Speaking to IDG during a recent visit to Sydney, Schwartz said the future for its partners and rivals would be in creating services that looked at the concept of IT as a commodity, rather than a technology acquisition.
"All of today's commodities are based on a zero-margin concept," he said. "But they are our core businesses - electricity, gas for example. The largest businesses are those that create value based on these commodities.
"And the real commodity in our industry is bandwidth."
Schwartz said the industry was moving towards a scenario where customers bought service, and the hardware was free. Similar to the mobile telephony trend today, users would pay for a subscription to the provider's service, and get the handset bundled in.
His comments came on the back of Sun's recent announcement that it would look to introduce a subscriptions model for its IT solutions based on usage, rather than the sale of hardware.
Sun's local software business manager, Laurie Wong, said this would mean customers could turn their IT services off and on as required, while paying on a usage basis.
Using the vendor's Java Enterprise System (JES) licensing scheme as a starting point, Wong said customers under the future subscriptions model would be signing up for the whole solution.
With the JES model, charges are based on a license for each employee per year. Organisations are then entitled to unlimited access to the software and support services. Likewise, charges for future subscriptions models would be based on an hourly rate, Wong said.
"This means customers don't have to think about the capital purchase or procurement of hardware," he said.
But Wong insisted Sun would still be using its channel to deliver the subscriptions model.
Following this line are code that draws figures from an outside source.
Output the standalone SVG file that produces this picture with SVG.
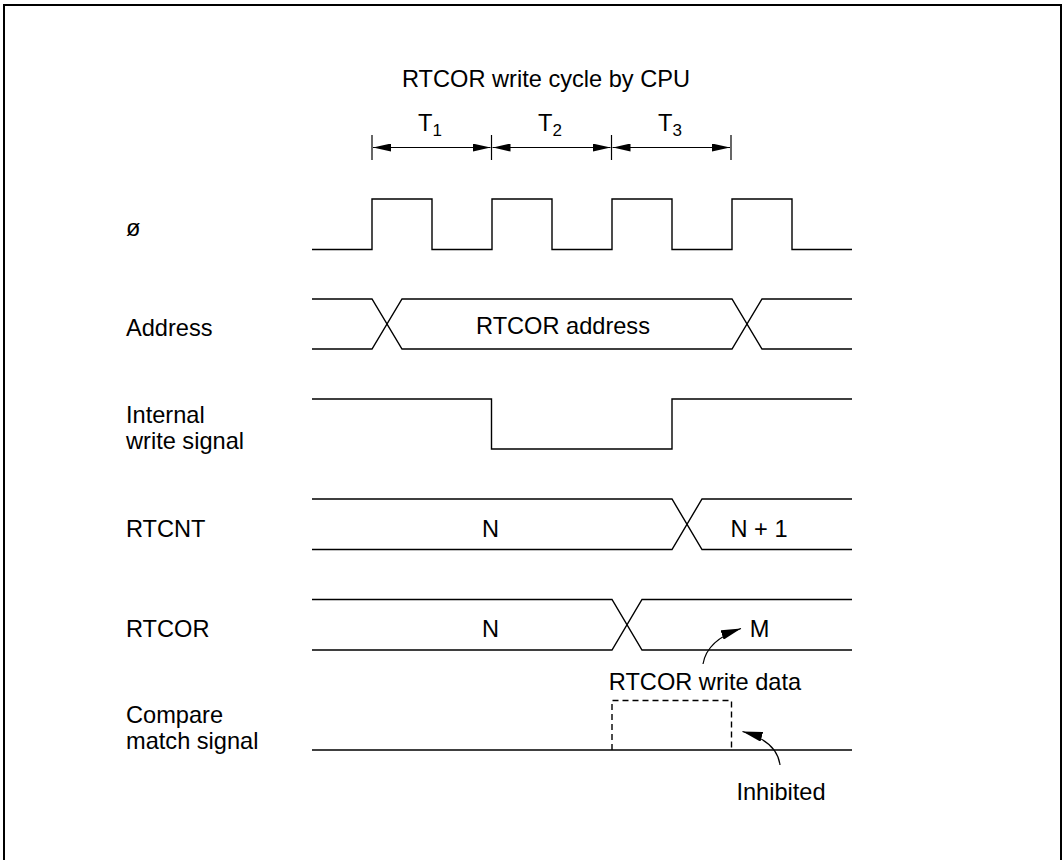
<svg xmlns="http://www.w3.org/2000/svg" width="1064" height="860" viewBox="0 0 1064 860">
<style>
text{font-family:"Liberation Sans",Arial,sans-serif;font-size:23.6px;fill:#000}
.c{text-anchor:middle}
.sig{fill:none;stroke:#000;stroke-width:1.4}
.dash{fill:none;stroke:#000;stroke-width:1.4;stroke-dasharray:6 4}
.dim{fill:none;stroke:#000;stroke-width:1.2}
.sub{font-size:17px}
</style>
<defs>
<marker id="ah" viewBox="0 0 18 8" refX="18" refY="4" markerWidth="18" markerHeight="8" markerUnits="userSpaceOnUse" orient="auto-start-reverse">
<path d="M0,0 L18,4 L0,8 Z" fill="#000"/>
</marker>
<marker id="ahc" viewBox="0 0 20 10" refX="20" refY="5" markerWidth="20" markerHeight="10" markerUnits="userSpaceOnUse" orient="auto">
<path d="M0,0 L20,5 L0,10 Z" fill="#000"/>
</marker>
</defs>
<rect x="4" y="5" width="1057" height="900" fill="#fff" stroke="#000" stroke-width="2"/>

<g id="title">
<text class="c" x="546" y="87">RTCOR write cycle by CPU</text>
</g>

<g id="timing-dims">
<line class="dim" x1="372" y1="135" x2="372" y2="160"/>
<line class="dim" x1="491.5" y1="135" x2="491.5" y2="160"/>
<line class="dim" x1="611.5" y1="135" x2="611.5" y2="160"/>
<line class="dim" x1="731" y1="135" x2="731" y2="160"/>
<line class="dim" x1="373" y1="147.5" x2="490.5" y2="147.5" marker-start="url(#ah)" marker-end="url(#ah)"/>
<line class="dim" x1="492.5" y1="147.5" x2="610.5" y2="147.5" marker-start="url(#ah)" marker-end="url(#ah)"/>
<line class="dim" x1="612.5" y1="147.5" x2="730" y2="147.5" marker-start="url(#ah)" marker-end="url(#ah)"/>
<text x="418" y="131">T<tspan class="sub" dy="5">1</tspan></text>
<text x="538" y="131">T<tspan class="sub" dy="5">2</tspan></text>
<text x="658" y="131">T<tspan class="sub" dy="5">3</tspan></text>
</g>

<g id="clock">
<text x="126" y="236">ø</text>
<path class="sig" d="M312,249.5 H372 V199 H432 V249.5 H492 V199 H552 V249.5 H612 V199 H672 V249.5 H732 V199 H792 V249.5 H852"/>
</g>

<g id="address">
<text x="126" y="336">Address</text>
<path class="sig" d="M312,299 H372 L402,349 H732 L762,299 H852"/>
<path class="sig" d="M312,349 H372 L402,299 H732 L762,349 H852"/>
<text class="c" x="563" y="334">RTCOR address</text>
</g>

<g id="write-signal">
<text x="126" y="423">Internal</text>
<text x="126" y="449">write signal</text>
<path class="sig" d="M312,399 H491.5 V449 H672 V399 H852"/>
</g>

<g id="rtcnt">
<text x="126" y="537">RTCNT</text>
<path class="sig" d="M312,499 H672 L702,549.5 H852"/>
<path class="sig" d="M312,549.5 H672 L702,499 H852"/>
<text class="c" x="490.5" y="537">N</text>
<text class="c" x="759" y="537">N + 1</text>
</g>

<g id="rtcor">
<text x="126" y="637">RTCOR</text>
<path class="sig" d="M312,599.5 H612 L642,650 H852"/>
<path class="sig" d="M312,650 H612 L642,599.5 H852"/>
<text class="c" x="490.5" y="637">N</text>
<text class="c" x="759.5" y="637">M</text>
</g>

<g id="compare-match">
<text x="126" y="723">Compare</text>
<text x="126" y="749">match signal</text>
<path class="sig" d="M312,750 H852"/>
<path class="dash" d="M612,750 V700.5 H731.5 V750"/>
</g>

<g id="annotations">
<text class="c" x="705" y="690">RTCOR write data</text>
<text class="c" x="781" y="800">Inhibited</text>
</g>

<g id="connectors">
<path class="dim" d="M703,664 Q707,640 741,628.5" marker-end="url(#ahc)"/>
<path class="dim" d="M780,765 Q777,741 742.5,731.5" marker-end="url(#ahc)"/>
</g>
</svg>
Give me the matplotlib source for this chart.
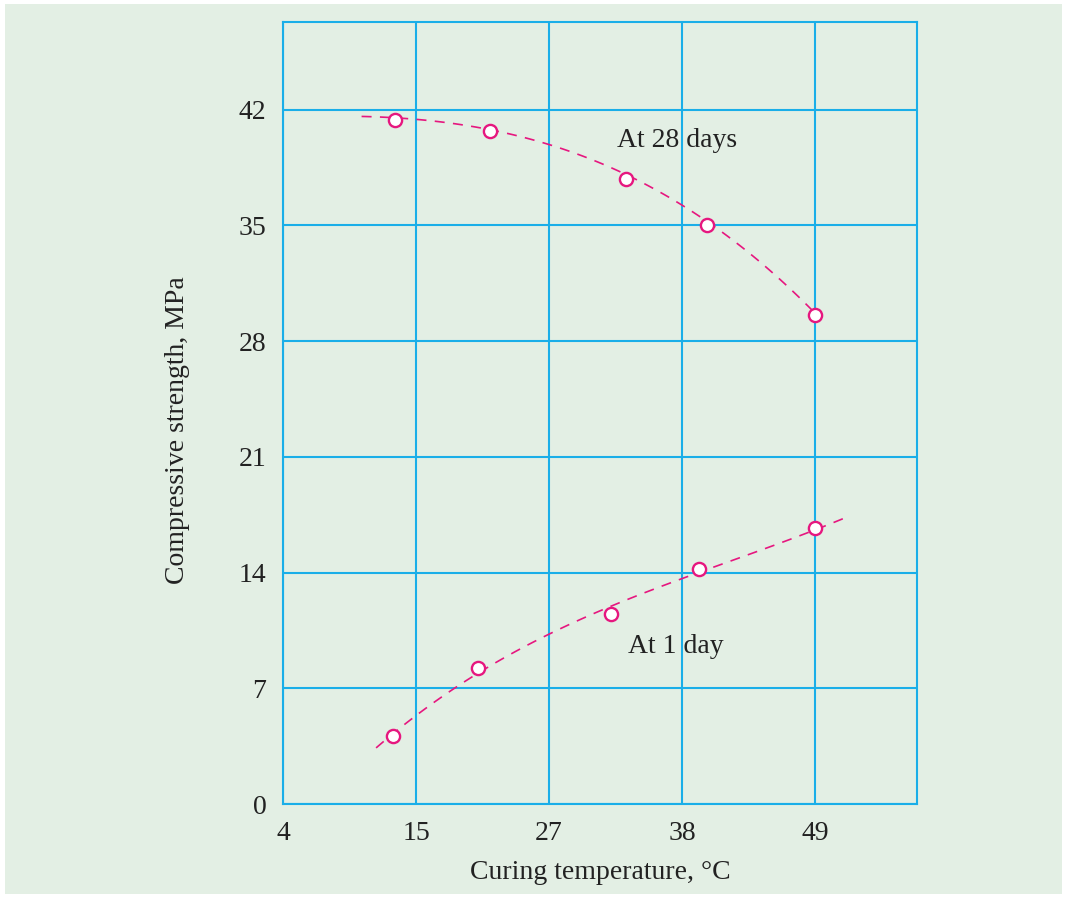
import matplotlib.pyplot as plt
import matplotlib.patches as patches
import numpy as np

# tick labels on the x axis are equally spaced although not evenly valued
temp_ticks = [4, 15, 27, 38, 49]
strength_ticks = [0, 7, 14, 21, 28, 35, 42]

# readings
temp_28d = [13.3, 21.7, 33.4, 40.1, 49.0]
strength_28d = [41.4, 40.7, 37.8, 35.0, 29.6]
temp_1d = [13.1, 20.6, 32.1, 39.4, 49.0]
strength_1d = [4.1, 8.2, 11.5, 14.2, 16.7]

# points
trace_28d_temp = [10.5, 13.3, 17.3, 21.7, 28.9, 33.4, 40.1, 44.8, 49.0]
trace_28d_val = [41.6, 41.5, 41.2, 40.8, 39.6, 37.9, 35.1, 32.8, 29.6]
trace_1d_temp = [11.7, 13.1, 20.6, 27.0, 32.1, 39.4, 44.5, 49.0, 51.7]
trace_1d_val = [3.3, 4.3, 8.1, 10.2, 11.8, 14.0, 15.5, 16.6, 17.3]

grid_col = '#1aaee8'
pink = '#e6177f'
bg = '#e3efe4'
txt = '#222222'

plt.rcParams['font.family'] = ['Liberation Serif', 'DejaVu Serif']


def to_pos(t):
    # map temperature onto the equally spaced tick positions
    t = np.asarray(t, dtype=float)
    pos = np.interp(t, temp_ticks, np.arange(len(temp_ticks)))
    hi = t > temp_ticks[-1]
    pos[hi] = len(temp_ticks) - 1 + (t[hi] - temp_ticks[-1]) / (temp_ticks[-1] - temp_ticks[-2])
    return pos


fig = plt.figure(figsize=(10.66, 8.98), dpi=100)
fig.patch.set_facecolor('white')
fig.patches.append(patches.Rectangle((5 / 1066, 4 / 898), 1057 / 1066, 890 / 898,
                                     transform=fig.transFigure, facecolor=bg,
                                     edgecolor='none', zorder=-1))
ax = fig.add_axes([283 / 1066, 1 - 804 / 898, 634 / 1066, 782 / 898])
ax.set_facecolor(bg)

ax.set_xlim(0, 4.767)
ax.set_ylim(0, 47.3)
ax.set_xticks(np.arange(len(temp_ticks)))
ax.set_xticklabels([str(t) for t in temp_ticks])
ax.set_yticks(strength_ticks)
ax.grid(True, color=grid_col, linewidth=1.5)
ax.set_axisbelow(True)
for s in ax.spines.values():
    s.set_color(grid_col)
    s.set_linewidth(1.5)
ax.tick_params(length=0, labelsize=20, colors=txt, pad=12)

for temps, vals, tr_t, tr_v in [(temp_28d, strength_28d, trace_28d_temp, trace_28d_val),
                                (temp_1d, strength_1d, trace_1d_temp, trace_1d_val)]:
    tx = to_pos(tr_t)
    coef = np.polyfit(tx, tr_v, 3)
    xs = np.linspace(tx[0], tx[-1], 120)
    ax.plot(xs, np.polyval(coef, xs), color=pink, linewidth=1.2,
            dashes=(6, 5), zorder=3)
    ax.plot(to_pos(temps), vals, 'o', markersize=9.5, markerfacecolor='white',
            markeredgecolor=pink, markeredgewidth=1.7, zorder=4)

ax.text(to_pos([32.6])[0], 40.15, 'At 28 days', fontsize=20, color=txt,
        ha='left', va='center')
ax.text(to_pos([33.5])[0], 9.55, 'At 1 day', fontsize=20, color=txt,
        ha='left', va='center')

ax.set_xlabel('Curing temperature, °C', fontsize=20, color=txt, labelpad=10)
ax.set_ylabel('Compressive strength, MPa', fontsize=20, color=txt)
ax.yaxis.set_label_coords(-0.147, 0.478)

plt.savefig('out.png', dpi=100, facecolor=fig.get_facecolor())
"Our partners would manage the transaction element," he said. "They will move away from the rollercoaster revenue ride. Today, if they sell 100 CPUs, they receive the money upfront. With the subscriptions model, revenue is more even."
Sun is yet to release a roadmap for the subscriptions model, but Wong said the JES version only took six months to bring to market.
Alstom IT national sales manager for Sun, Danny Harwood, said he was supportive of the subscriptions model.
Asked if he was concerned the channel would lose out from the shift away from traditional modes of IT procurement, Harwood said it would actually provide them with a more predictable revenue source.
"Somebody still has to install the equipment, or sell to the customer," he said. "The opportunities for the channel are there - they are the same opportunities that exist today. Not only will the channel sell the solution, but they'll secure an annuity revenue stream."